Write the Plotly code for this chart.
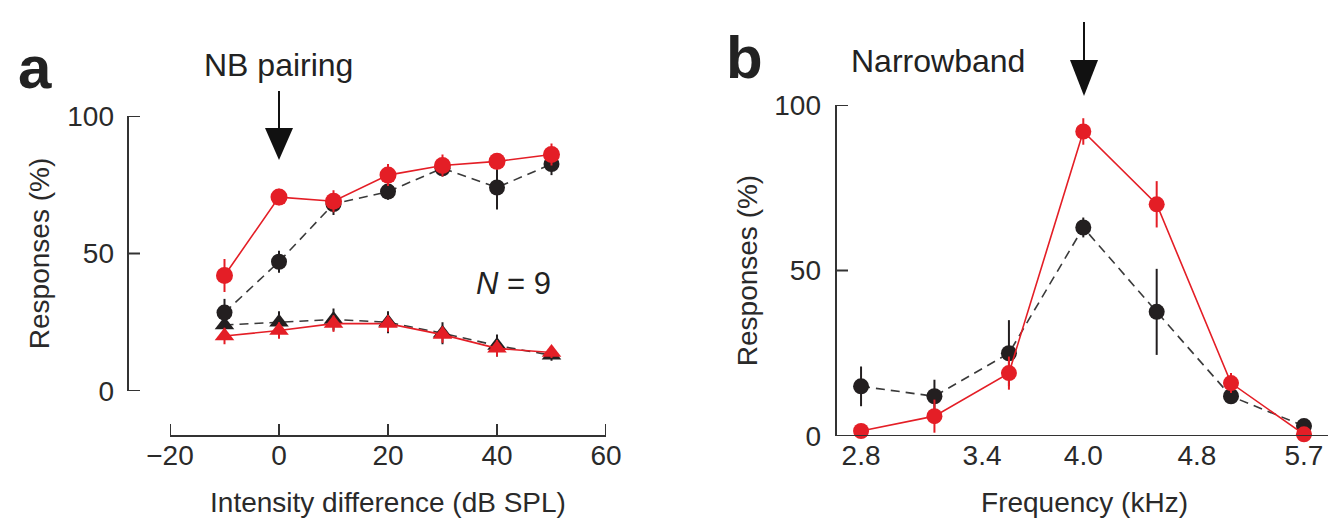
import math
import plotly.graph_objects as go

W, H = 1336, 519

# ---------------- data ----------------
# Panel a
intensity = [-10, 0, 10, 20, 30, 40, 50]
a_black_circ = [28.5, 47, 68, 72.5, 81, 74, 82.5]
a_black_circ_err = [5, 4, 4, 3, 3, 8, 4]
a_red_circ = [42, 70.5, 69, 78.5, 82, 83.5, 86]
a_red_circ_err = [6, 3, 4, 4, 4, 3, 4]
a_black_tri = [24, 25, 26, 25, 21, 16.5, 13]
a_black_tri_err = [3, 4, 4, 4, 4, 4, 2]
a_red_tri = [20, 22, 24.5, 24.5, 20.5, 15.5, 14]
a_red_tri_err = [3, 3, 3, 3, 3, 3, 2]
a_xticks = [-20, 0, 20, 40, 60]
a_xticklabels = ["\u221220", "0", "20", "40", "60"]

# Panel b
freq = [2.8, 3.15, 3.55, 4.0, 4.5, 5.07, 5.7]
b_black = [15, 12, 25, 63, 37.5, 12, 3]
b_black_err = [6, 5, 10, 3, 13, 2, 2]
b_red = [1.5, 6, 19, 92, 70, 16, 0.5]
b_red_err = [2, 5, 5, 4, 7, 3, 1]
b_xticks = [2.8, 3.4, 4.0, 4.8, 5.7]
b_xticklabels = ["2.8", "3.4", "4.0", "4.8", "5.7"]
y_ticks = [0, 50, 100]

RED = "#e41e26"
BLK = "#231f20"
AX = "#333333"
FONT = "Liberation Sans, Arial, sans-serif"

# layout geometry (pixels)
A_YAX_X = 120
A_XAX_Y = 428
A_X0, A_X1 = 162, 598
A_Y0, A_Y1 = 383, 108
B_X0, B_X1 = 828, 1325
B_Y0, B_Y1 = 428, 97
TICK = 12


def px(x):
    return x / W


def py(y):
    return 1 - y / H


fig = go.Figure()


def add(x, y, err, color, symbol, size, dashed, xa, ya):
    fig.add_trace(go.Scatter(
        x=x, y=y, xaxis=xa, yaxis=ya, mode="lines+markers",
        line=dict(color="#3a3a3a" if dashed else color, width=1.6,
                  dash="9px,6px" if dashed else "solid"),
        marker=dict(color=color, symbol=symbol, size=size, line=dict(width=0)),
        error_y=dict(type="data", array=err, color=color, thickness=2, width=0),
        cliponaxis=False, showlegend=False, hoverinfo="x+y"))


# panel a: black (before pairing) under red (after pairing)
add(intensity, a_black_tri, a_black_tri_err, BLK, "triangle-up", 17, True, "x", "y")
add(intensity, a_black_circ, a_black_circ_err, BLK, "circle", 16, True, "x", "y")
add(intensity, a_red_tri, a_red_tri_err, RED, "triangle-up", 17, False, "x", "y")
add(intensity, a_red_circ, a_red_circ_err, RED, "circle", 17, False, "x", "y")
# panel b
add(freq, b_black, b_black_err, BLK, "circle", 16, True, "x2", "y2")
add(freq, b_red, b_red_err, RED, "circle", 16, False, "x2", "y2")

tickfont = dict(family=FONT, size=28, color="#2a2a2a")
titlefont = dict(family=FONT, size=28, color="#2a2a2a")
common = dict(showline=False, ticks="", showgrid=False,
              zeroline=False, tickfont=tickfont, fixedrange=True,
              automargin=False)

fig.update_layout(
    template="none",
    width=W, height=H,
    margin=dict(l=0, r=0, t=0, b=0, pad=0),
    paper_bgcolor="white", plot_bgcolor="rgba(0,0,0,0)",
    font=dict(family=FONT),
    xaxis=dict(domain=[px(A_X0), px(A_X1)], range=[-20, 60], anchor="free",
               position=py(A_XAX_Y), tickvals=a_xticks, ticktext=a_xticklabels,
               ticklabelstandoff=0,
               title=dict(text="Intensity difference (dB SPL)", font=titlefont, standoff=22),
               **common),
    yaxis=dict(domain=[py(A_Y0), py(A_Y1)], range=[0, 100], anchor="free",
               position=px(A_YAX_X), tickvals=y_ticks, ticklabelstandoff=14,
               title=dict(text="Responses (%)", font=titlefont, standoff=8),
               **common),
    xaxis2=dict(domain=[px(B_X0), px(B_X1)], type="log",
                range=[0.4297, 0.7761], anchor="y2", tickvals=b_xticks,
                ticktext=b_xticklabels, ticklabelstandoff=0,
                title=dict(text="Frequency (kHz)", font=titlefont, standoff=22),
                **common),
    yaxis2=dict(domain=[py(B_Y0), py(B_Y1)], range=[0, 100], anchor="x2",
                tickvals=y_ticks, ticklabelstandoff=14,
                title=dict(text="Responses (%)", font=titlefont, standoff=8),
                **common),
)

axline = dict(color=AX, width=2)


def seg(xref, yref, x0, x1, y0, y1):
    fig.add_shape(type="line", xref=xref, yref=yref, x0=x0, x1=x1, y0=y0, y1=y1,
                  line=axline, layer="above")


# panel a axes (detached y axis and x axis)
seg("paper", "y", px(A_YAX_X), px(A_YAX_X), 0, 100)
for v in y_ticks:
    seg("paper", "y", px(A_YAX_X), px(A_YAX_X + TICK), v, v)
seg("x", "paper", -20, 60, py(A_XAX_Y), py(A_XAX_Y))
for v in a_xticks:
    seg("x", "paper", v, v, py(A_XAX_Y), py(A_XAX_Y - TICK))

# panel b axes (joined at the corner)
seg("x2 domain", "y2", 0, 0, 0, 100)
for v in y_ticks:
    seg("x2 domain", "y2", 0, TICK / (B_X1 - B_X0), v, v)
seg("x2 domain", "y2", 0, 1, 0, 0)
for v in b_xticks:
    seg("x2", "y2 domain", math.log10(v), math.log10(v), 0, TICK / (B_Y0 - B_Y1))


def text(x, y, s, size=32):
    fig.add_annotation(xref="paper", yref="paper", x=px(x), y=py(y), text=s,
                       showarrow=False, xanchor="center", yanchor="middle",
                       font=dict(family=FONT, size=size, color="#222"))


fig.add_annotation(xref="paper", yref="paper", x=px(8), y=py(60), text="<b>a</b>",
                   showarrow=False, xanchor="left", yanchor="middle",
                   font=dict(family=FONT, size=60, color="#222"))
fig.add_annotation(xref="paper", yref="paper", x=px(716), y=py(50), text="<b>b</b>",
                   showarrow=False, xanchor="left", yanchor="middle",
                   font=dict(family=FONT, size=60, color="#222"))
text(270, 57, "NB pairing")
text(930, 53, "Narrowband")
text(505, 275, "<i>N</i> = 9", size=31)


# arrows (stem + filled head)
def arrow(x, top, head_top, tip, half=14):
    fig.add_shape(type="line", xref="paper", yref="paper",
                  x0=px(x), x1=px(x), y0=py(top), y1=py(head_top + 2),
                  line=dict(color="#111", width=2))
    fig.add_shape(type="path", xref="paper", yref="paper",
                  path=f"M {px(x-half)},{py(head_top)} L {px(x+half)},{py(head_top)} L {px(x)},{py(tip)} Z",
                  fillcolor="#111", line=dict(width=0))


arrow(271, 83, 120, 152)
arrow(1076, 14, 52, 88)

fig.write_html("out.html")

## GOAL OF THE EXERCISE
Every line should be retyped exactly, with the pictures omitted.

## TASK SOLUTION
Write the Plotly code for this chart.
import math
import plotly.graph_objects as go

W, H = 1336, 519

# ---------------- data ----------------
# Panel a
intensity = [-10, 0, 10, 20, 30, 40, 50]
a_black_circ = [28.5, 47, 68, 72.5, 81, 74, 82.5]
a_black_circ_err = [5, 4, 4, 3, 3, 8, 4]
a_red_circ = [42, 70.5, 69, 78.5, 82, 83.5, 86]
a_red_circ_err = [6, 3, 4, 4, 4, 3, 4]
a_black_tri = [24, 25, 26, 25, 21, 16.5, 13]
a_black_tri_err = [3, 4, 4, 4, 4, 4, 2]
a_red_tri = [20, 22, 24.5, 24.5, 20.5, 15.5, 14]
a_red_tri_err = [3, 3, 3, 3, 3, 3, 2]
a_xticks = [-20, 0, 20, 40, 60]
a_xticklabels = ["\u221220", "0", "20", "40", "60"]

# Panel b
freq = [2.8, 3.15, 3.55, 4.0, 4.5, 5.07, 5.7]
b_black = [15, 12, 25, 63, 37.5, 12, 3]
b_black_err = [6, 5, 10, 3, 13, 2, 2]
b_red = [1.5, 6, 19, 92, 70, 16, 0.5]
b_red_err = [2, 5, 5, 4, 7, 3, 1]
b_xticks = [2.8, 3.4, 4.0, 4.8, 5.7]
b_xticklabels = ["2.8", "3.4", "4.0", "4.8", "5.7"]
y_ticks = [0, 50, 100]

RED = "#e41e26"
BLK = "#231f20"
AX = "#333333"
FONT = "Liberation Sans, Arial, sans-serif"

# layout geometry (pixels)
A_YAX_X = 120
A_XAX_Y = 428
A_X0, A_X1 = 162, 598
A_Y0, A_Y1 = 383, 108
B_X0, B_X1 = 828, 1325
B_Y0, B_Y1 = 428, 97
TICK = 12


def px(x):
    return x / W


def py(y):
    return 1 - y / H


fig = go.Figure()


def add(x, y, err, color, symbol, size, dashed, xa, ya):
    fig.add_trace(go.Scatter(
        x=x, y=y, xaxis=xa, yaxis=ya, mode="lines+markers",
        line=dict(color="#3a3a3a" if dashed else color, width=1.6,
                  dash="9px,6px" if dashed else "solid"),
        marker=dict(color=color, symbol=symbol, size=size, line=dict(width=0)),
        error_y=dict(type="data", array=err, color=color, thickness=2, width=0),
        cliponaxis=False, showlegend=False, hoverinfo="x+y"))


# panel a: black (before pairing) under red (after pairing)
add(intensity, a_black_tri, a_black_tri_err, BLK, "triangle-up", 17, True, "x", "y")
add(intensity, a_black_circ, a_black_circ_err, BLK, "circle", 16, True, "x", "y")
add(intensity, a_red_tri, a_red_tri_err, RED, "triangle-up", 17, False, "x", "y")
add(intensity, a_red_circ, a_red_circ_err, RED, "circle", 17, False, "x", "y")
# panel b
add(freq, b_black, b_black_err, BLK, "circle", 16, True, "x2", "y2")
add(freq, b_red, b_red_err, RED, "circle", 16, False, "x2", "y2")

tickfont = dict(family=FONT, size=28, color="#2a2a2a")
titlefont = dict(family=FONT, size=28, color="#2a2a2a")
common = dict(showline=False, ticks="", showgrid=False,
              zeroline=False, tickfont=tickfont, fixedrange=True,
              automargin=False)

fig.update_layout(
    template="none",
    width=W, height=H,
    margin=dict(l=0, r=0, t=0, b=0, pad=0),
    paper_bgcolor="white", plot_bgcolor="rgba(0,0,0,0)",
    font=dict(family=FONT),
    xaxis=dict(domain=[px(A_X0), px(A_X1)], range=[-20, 60], anchor="free",
               position=py(A_XAX_Y), tickvals=a_xticks, ticktext=a_xticklabels,
               ticklabelstandoff=0,
               title=dict(text="Intensity difference (dB SPL)", font=titlefont, standoff=22),
               **common),
    yaxis=dict(domain=[py(A_Y0), py(A_Y1)], range=[0, 100], anchor="free",
               position=px(A_YAX_X), tickvals=y_ticks, ticklabelstandoff=14,
               title=dict(text="Responses (%)", font=titlefont, standoff=8),
               **common),
    xaxis2=dict(domain=[px(B_X0), px(B_X1)], type="log",
                range=[0.4297, 0.7761], anchor="y2", tickvals=b_xticks,
                ticktext=b_xticklabels, ticklabelstandoff=0,
                title=dict(text="Frequency (kHz)", font=titlefont, standoff=22),
                **common),
    yaxis2=dict(domain=[py(B_Y0), py(B_Y1)], range=[0, 100], anchor="x2",
                tickvals=y_ticks, ticklabelstandoff=14,
                title=dict(text="Responses (%)", font=titlefont, standoff=8),
                **common),
)

axline = dict(color=AX, width=2)


def seg(xref, yref, x0, x1, y0, y1):
    fig.add_shape(type="line", xref=xref, yref=yref, x0=x0, x1=x1, y0=y0, y1=y1,
                  line=axline, layer="above")


# panel a axes (detached y axis and x axis)
seg("paper", "y", px(A_YAX_X), px(A_YAX_X), 0, 100)
for v in y_ticks:
    seg("paper", "y", px(A_YAX_X), px(A_YAX_X + TICK), v, v)
seg("x", "paper", -20, 60, py(A_XAX_Y), py(A_XAX_Y))
for v in a_xticks:
    seg("x", "paper", v, v, py(A_XAX_Y), py(A_XAX_Y - TICK))

# panel b axes (joined at the corner)
seg("x2 domain", "y2", 0, 0, 0, 100)
for v in y_ticks:
    seg("x2 domain", "y2", 0, TICK / (B_X1 - B_X0), v, v)
seg("x2 domain", "y2", 0, 1, 0, 0)
for v in b_xticks:
    seg("x2", "y2 domain", math.log10(v), math.log10(v), 0, TICK / (B_Y0 - B_Y1))


def text(x, y, s, size=32):
    fig.add_annotation(xref="paper", yref="paper", x=px(x), y=py(y), text=s,
                       showarrow=False, xanchor="center", yanchor="middle",
                       font=dict(family=FONT, size=size, color="#222"))


fig.add_annotation(xref="paper", yref="paper", x=px(8), y=py(60), text="<b>a</b>",
                   showarrow=False, xanchor="left", yanchor="middle",
                   font=dict(family=FONT, size=60, color="#222"))
fig.add_annotation(xref="paper", yref="paper", x=px(716), y=py(50), text="<b>b</b>",
                   showarrow=False, xanchor="left", yanchor="middle",
                   font=dict(family=FONT, size=60, color="#222"))
text(270, 57, "NB pairing")
text(930, 53, "Narrowband")
text(505, 275, "<i>N</i> = 9", size=31)


# arrows (stem + filled head)
def arrow(x, top, head_top, tip, half=14):
    fig.add_shape(type="line", xref="paper", yref="paper",
                  x0=px(x), x1=px(x), y0=py(top), y1=py(head_top + 2),
                  line=dict(color="#111", width=2))
    fig.add_shape(type="path", xref="paper", yref="paper",
                  path=f"M {px(x-half)},{py(head_top)} L {px(x+half)},{py(head_top)} L {px(x)},{py(tip)} Z",
                  fillcolor="#111", line=dict(width=0))


arrow(271, 83, 120, 152)
arrow(1076, 14, 52, 88)

fig.write_html("out.html")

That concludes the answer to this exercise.